We already got our similar questions set and similar user groups. To build our model we just need to recommend similar/different questions to our current user based on whether he attempted the current question correctly or not. To recommend questions we find out top 5 users which are similar to our current user. We find out the questions attempted by them and not by our current user. These are the questions we are going to recommend our current user, Let’s call these questions ‘q’. We will segregate questions in q on the basis of which cluster they belong to. We need to define a parameter so that we can access the difficulty of a cluster. We find out the data points (questions) closest to each cluster centres. We define the ‘difficulty’ of these clusters on the basis of accuracy of these
data points (questions).

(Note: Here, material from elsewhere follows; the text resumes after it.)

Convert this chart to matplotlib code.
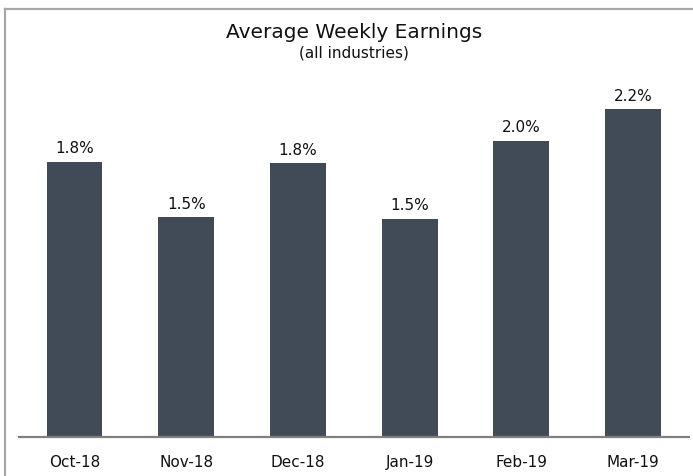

We will start now from the least difficult cluster. We will recommend a question from that cluster. If our user attempts that question correctly, we will recommend him a question from a more difficult cluster. If he attempts it incorrectly, we will recommend him a question from the same cluster. (Note that difficulty of clusters are assigned according to the accuracy of it’s mediod and all the questions here are from set q). We have developed a function along with our main recommending function to compare the attributes of current attempting question and previously attempted question to give a better visualisation of working of our recommender system.
The model developed recommends question for a user to attempt on the basis of whether he attempts his currently attempting question correctly or correctly. This model was built on ‘percentage’ module. This model was built on 189 questions and 1410 distinct users.